Sœur Catherine Bourgeois + Ermite catholique, peintre

 

3e dimanche de Pâques (I)

Morales de saint Grégoire le Grand, pape

Lib. 2, 11 : SC 32, 188-189

Autre est la manière dont Dieu parle aux âmes des saints, autre celle dont ceux-ci s’adressent à lui. Aussi est-il dit dans l’Apocalypse de saint Jean : Je vis sous l’autel les âmes de ceux qui avaient été immolés pour la parole de Dieu et pour le témoignage qu’ils avaient eu à rendre. Et ils criaient d’une voix forte en disant « Jusques à quand, ô Maître saint et véritable, tarderas-tu à faire justice et à venger notre sang sur ceux qui habitent la terre ? »

Et le texte poursuit : Alors une robe blanche fut donnée à chacun d’eux, et il leur fut dit de se tenir en repos quelque temps encore jusqu’à ce que fût complété le nombre de leurs compagnons et de leurs frères. Qu’est-ce, pour les âmes, que réclamer vengeance, sinon désirer le jugement dernier et la résurrection des morts ? Leur grand cri, c’est leur grand désir.
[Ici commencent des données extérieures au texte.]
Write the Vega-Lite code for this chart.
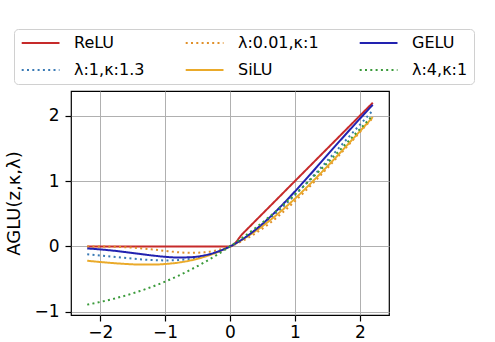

L’homme crie d’autant moins que moindre est son désir. L’âme frappe les oreilles de l’Esprit infini d’une voix d’autant plus forte qu’un plus grand désir de lui la remplit davantage. Le langage des âmes, c’est leur désir. Si le désir n’était une sorte de langage, le Prophète n’aurait pas dit : Ton oreille a entendu le désir de leur cœur. Mais tandis qu’ordinairement l’esprit qui demande se porte dans un autre sens que celui à qui il s’adresse, les âmes des saints adhérent à Dieu du plus profond de leur cœur et, dans cette adhésion, trouvent leur repos. Comment alors peut-on dire qu’elles réclament, elles dont on sait que la volonté s’accorde parfaitement avec celle de Dieu ? Comment peut-on dire qu’elles réclament, elles qui certainement n’ignorent ni la volonté de Dieu, ni ce qui
doit arriver ?

En fait, se reposant en lui, on dit qu’elles lui font une demande, non qu’elles puissent désirer rien qui ne soit conforme à sa volonté qu’elles connaissent ; mais plus ardemment elles lui sont unies en esprit, plus aussi il les incite à le prier d’accomplir ce qu’elles savent être dans ses desseins. Elles boivent de lui le breuvage dont lui-même leur inspire la soif ; et d’une manière encore incompréhensible pour nous, elles se trouvent rassasiées, en les prévoyant, des grâces dont justement la prière les affame. Elles s’écarteraient de la volonté de leur Créateur, si elles ne demandaient l’accomplissement des volontés qu’elles voient en lui ; elles lui seraient moins étroitement unies si elles pressaient de désirs moins ardents celui qui veut donner.